Given these overlapping legal definitions and the potential for ALPR systems to fall under HB 4’s scope, this statute presents a significant opportunity for future legislation to place meaningful restrictions on how license plate data is collected, stored, and sold by third-party vendors.

Texas Policy Research previously published an explainer on Geofence Warrants, which explored how the Fifth Circuit Court of Appeals ruled geofence warrants unconstitutional under the Fourth Amendment. This landmark ruling reinforces the core argument made here: modern digital surveillance methods, whether through ALPRs or geolocation data requests, are eroding fundamental privacy protections and must be reined in through clear legislative action.

Just as the Fifth Circuit struck down the use of broad, dragnet-style geofence warrants, Texas lawmakers should likewise act to ban or strictly regulate ALPR data collection, storage, and sharing before more abuse occurs.

Despite widespread concern, thus far, the Texas Legislature has failed to act. Two bills were filed in the 89th Legislative Session earlier this year:

  • House Bill 961 – State Rep. Brian Harrison (R-Midlothian): Would have required warrants and restricted ALPR use to violent crimes.
  • House Bill 2083 – State Rep. John Bucy (D-Austin): Proposed a 48-hour data retention limit, a ban on third-party sharing, and private rights of action.

Neither bill received a hearing in the House Homeland Security, Public Safety & Veterans’ Affairs Committee.
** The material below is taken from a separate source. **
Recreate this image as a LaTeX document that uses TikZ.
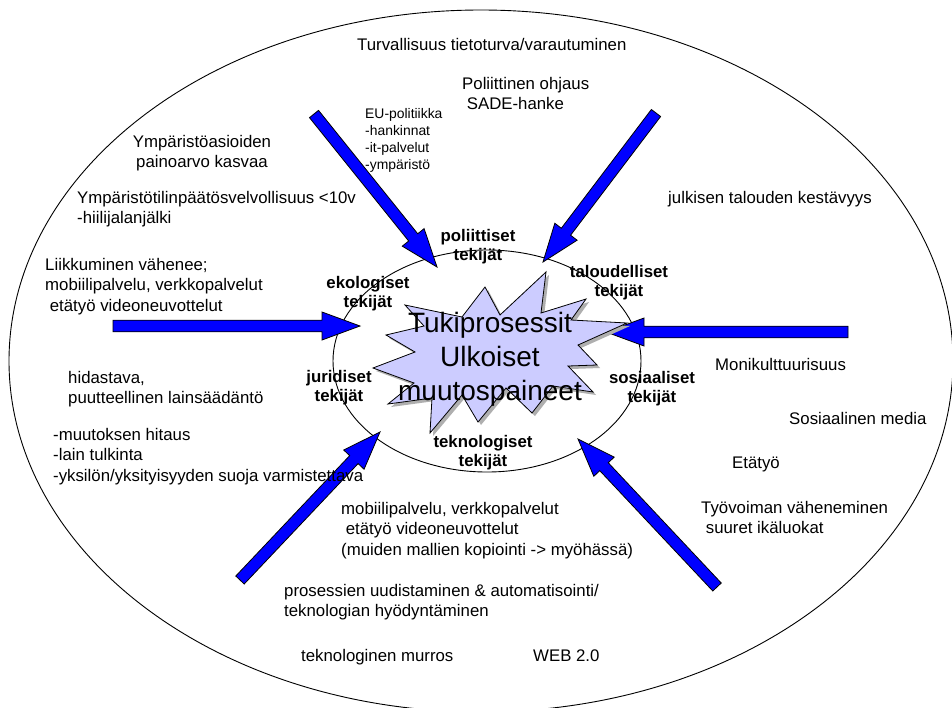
\documentclass[tikz,border=0pt]{standalone}
\usepackage{fontspec}
\setmainfont{Liberation Sans}
\usetikzlibrary{calc}
\definecolor{arrowblue}{RGB}{0,0,255}
\definecolor{burst}{RGB}{204,204,255}
\definecolor{burstshadow}{RGB}{175,175,175}
\newcommand{\linesL}[1]{\begin{tabular}[t]{@{}l@{}}#1\end{tabular}}
\newcommand{\linesC}[1]{\begin{tabular}[t]{@{}c@{}}#1\end{tabular}}
% block arrow from tail #1 to tip #2
\newcommand{\blockarrow}[2]{%
  \coordinate (hb) at ($(#2)!38pt!(#1)$);
  \filldraw[fatarrow]
    ($(#1)!5.8pt!90:(#2)$) -- ($(hb)!5.8pt!90:(#2)$) -- ($(hb)!14pt!90:(#2)$)
    -- (#2) -- ($(hb)!14pt!-90:(#2)$) -- ($(hb)!5.8pt!-90:(#2)$)
    -- ($(#1)!5.8pt!-90:(#2)$) -- cycle;}
\begin{document}
\begin{tikzpicture}[x=1pt,y=-1pt,
  txt/.style={inner sep=0pt,anchor=base west,font=\fontsize{16.8}{20.5}\selectfont},
  small/.style={inner sep=0pt,anchor=base west,font=\fontsize{13.9}{17.3}\selectfont},
  lbl/.style={inner sep=0pt,anchor=base,font=\bfseries\fontsize{16.8}{19.5}\selectfont},
  big/.style={inner sep=0pt,anchor=base,font=\fontsize{28}{34}\selectfont},
  fatarrow/.style={fill=arrowblue,draw=black,line width=0.8pt,line join=miter},
  ring/.style={draw=black,line width=0.9pt}]
\useasboundingbox (0,0) rectangle (952,707);
\fill[white] (0,0) rectangle (952,707);

% outer and inner ellipses
\draw[ring] (481,361) ellipse [x radius=472, y radius=351];
\draw[ring] (487,361) ellipse [x radius=154, y radius=111];

% arrows pointing at the inner ellipse
\coordinate (a1t) at (314,114); \coordinate (a1h) at (437,267);
\coordinate (a2t) at (656,113); \coordinate (a2h) at (543,262);
\coordinate (a3t) at (113,326); \coordinate (a3h) at (360,326);
\coordinate (a4t) at (848,332); \coordinate (a4h) at (606,332);
\coordinate (a5t) at (240,580); \coordinate (a5h) at (380,432);
\coordinate (a6t) at (717,587); \coordinate (a6h) at (578,439);
\blockarrow{a1t}{a1h}
\blockarrow{a2t}{a2h}
\blockarrow{a3t}{a3h}
\blockarrow{a4t}{a4h}
\blockarrow{a5t}{a5h}
\blockarrow{a6t}{a6h}

% explosion shape with its shadow
\def\burstpath{(500,315) -- (546,272) -- (541,313) -- (586,299) -- (571,320)
  -- (627,323) -- (578,345) -- (597,365) -- (568,366) -- (593,392)
  -- (553,386) -- (532,413) -- (506,388) -- (478,422) -- (462,395)
  -- (430,433) -- (432,398) -- (388,404) -- (414,383) -- (373,368)
  -- (415,352) -- (386,335) -- (424,326) -- (405,305) -- (462,317) -- (485,287) -- cycle}
\fill[burstshadow,shift={(3,3)}] \burstpath;
\filldraw[fill=burst,draw=black,line width=0.8pt] \burstpath;

\node[big] (core) at (490,332) {\linesC{Tukiprosessit\\Ulkoiset\\muutospaineet}};

% factor labels
\node[lbl] (pol) at (478,241) {\linesC{poliittiset\\tekijät}};
\node[lbl] (eko) at (368,288) {\linesC{ekologiset\\tekijät}};
\node[lbl] (tal) at (619,277) {\linesC{taloudelliset\\tekijät}};
\node[lbl] (jur) at (339,382) {\linesC{juridiset\\tekijät}};
\node[lbl] (sos) at (652,383) {\linesC{sosiaaliset\\tekijät}};
\node[lbl] (tek) at (483,447) {\linesC{teknologiset\\tekijät}};

% surrounding texts
\node[txt] (t1) at (357,50) {Turvallisuus tietoturva/varautuminen};
\node[txt] (t2) at (462,89) {\linesL{Poliittinen ohjaus\\\ SADE-hanke}};
\node[small] (t3) at (365,118) {\linesL{EU-politiikka\\-hankinnat\\-it-palvelut\\-ympäristö}};
\node[txt,anchor=base] (t4) at (202,147) {\linesC{Ympäristöasioiden\\painoarvo kasvaa}};
\node[txt] (t5) at (77,203) {\linesL{Ympäristötilinpäätösvelvollisuus <10v\\-hiilijalanjälki}};
\node[txt] (t6) at (45,270) {\linesL{Liikkuminen vähenee;\\mobiilipalvelu, verkkopalvelut\\\ etätyö videoneuvottelut}};
\node[txt] (t7) at (68,383) {\linesL{hidastava,\\puutteellinen lainsäädäntö}};
\node[txt] (t8) at (53,440) {\linesL{-muutoksen hitaus\\-lain tulkinta\\-yksilön/yksityisyyden suoja varmistettava}};
\node[txt] (t9) at (341,514) {\linesL{mobiilipalvelu, verkkopalvelut\\\ etätyö videoneuvottelut\\(muiden mallien kopiointi -> myöhässä)}};
\node[txt] (t10) at (284,596) {\linesL{prosessien uudistaminen \& automatisointi/\\teknologian hyödyntäminen}};
\node[txt] (t11) at (301,661) {teknologinen murros};
\node[txt] (t12) at (533,661) {WEB 2.0};
\node[txt] (t13) at (668,203) {julkisen talouden kestävyys};
\node[txt] (t14) at (715,370) {Monikulttuurisuus};
\node[txt] (t15) at (789,424) {Sosiaalinen media};
\node[txt] (t16) at (732,468) {Etätyö};
\node[txt] (t17) at (701,513) {\linesL{Työvoiman väheneminen\\\ suuret ikäluokat}};
\end{tikzpicture}
\end{document}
Conclusion: Texans Deserve Privacy and Transparency

Texas stands at a crossroads. What began as a tool to identify stolen vehicles and assist local law enforcement has quietly evolved into a vast, loosely regulated surveillance network that compromises privacy, undermines cybersecurity, and enables both government and corporate overreach. Texans are being tracked not because they’ve committed crimes, but because the infrastructure now exists to track them by default.

From Flock’s failure to implement meaningful safeguards, to ICE’s informal access to local surveillance data, to the alarming rise of AI-powered threat scoring and predictive policing platforms like Palantir, the trajectory is clear: without proactive intervention, Texas risks becoming the testing ground for a digital panopticon.

We explored the many dimensions of this growing surveillance threat: constitutional violations tied to travel and immigration enforcement; a complete lack of state and federal data protection standards; systemic audit and cybersecurity vulnerabilities; legislative inaction despite bipartisan concern; and the potential, if not yet fully realized, for HB 4 to serve as a meaningful regulatory tool, if amended.

The time to act is now. Texas lawmakers must:

  • Pass legislation requiring warrants for ALPR access
  • Impose short, fixed retention limits for data collected
  • Prohibit third-party data sharing without an expressed, narrow justification
  • Mandate transparency reports and routine audits
  • Amend the Texas Data Privacy and Security Act to explicitly include ALPR and geolocation systems and offer a private right of action

This is not about handcuffing police. It is about restoring constitutional boundaries. It is about making sure Texans are not monitored for attending a protest or simply driving through their neighborhood.

We must demand a future where surveillance is the exception, not the rule. Privacy, transparency, and freedom of movement are rights worth fighting for. Texans deserve nothing less. This is not about opposing law enforcement. It is about upholding civil liberties. Texans deserve to move freely, live privately, and exist without being watched by default.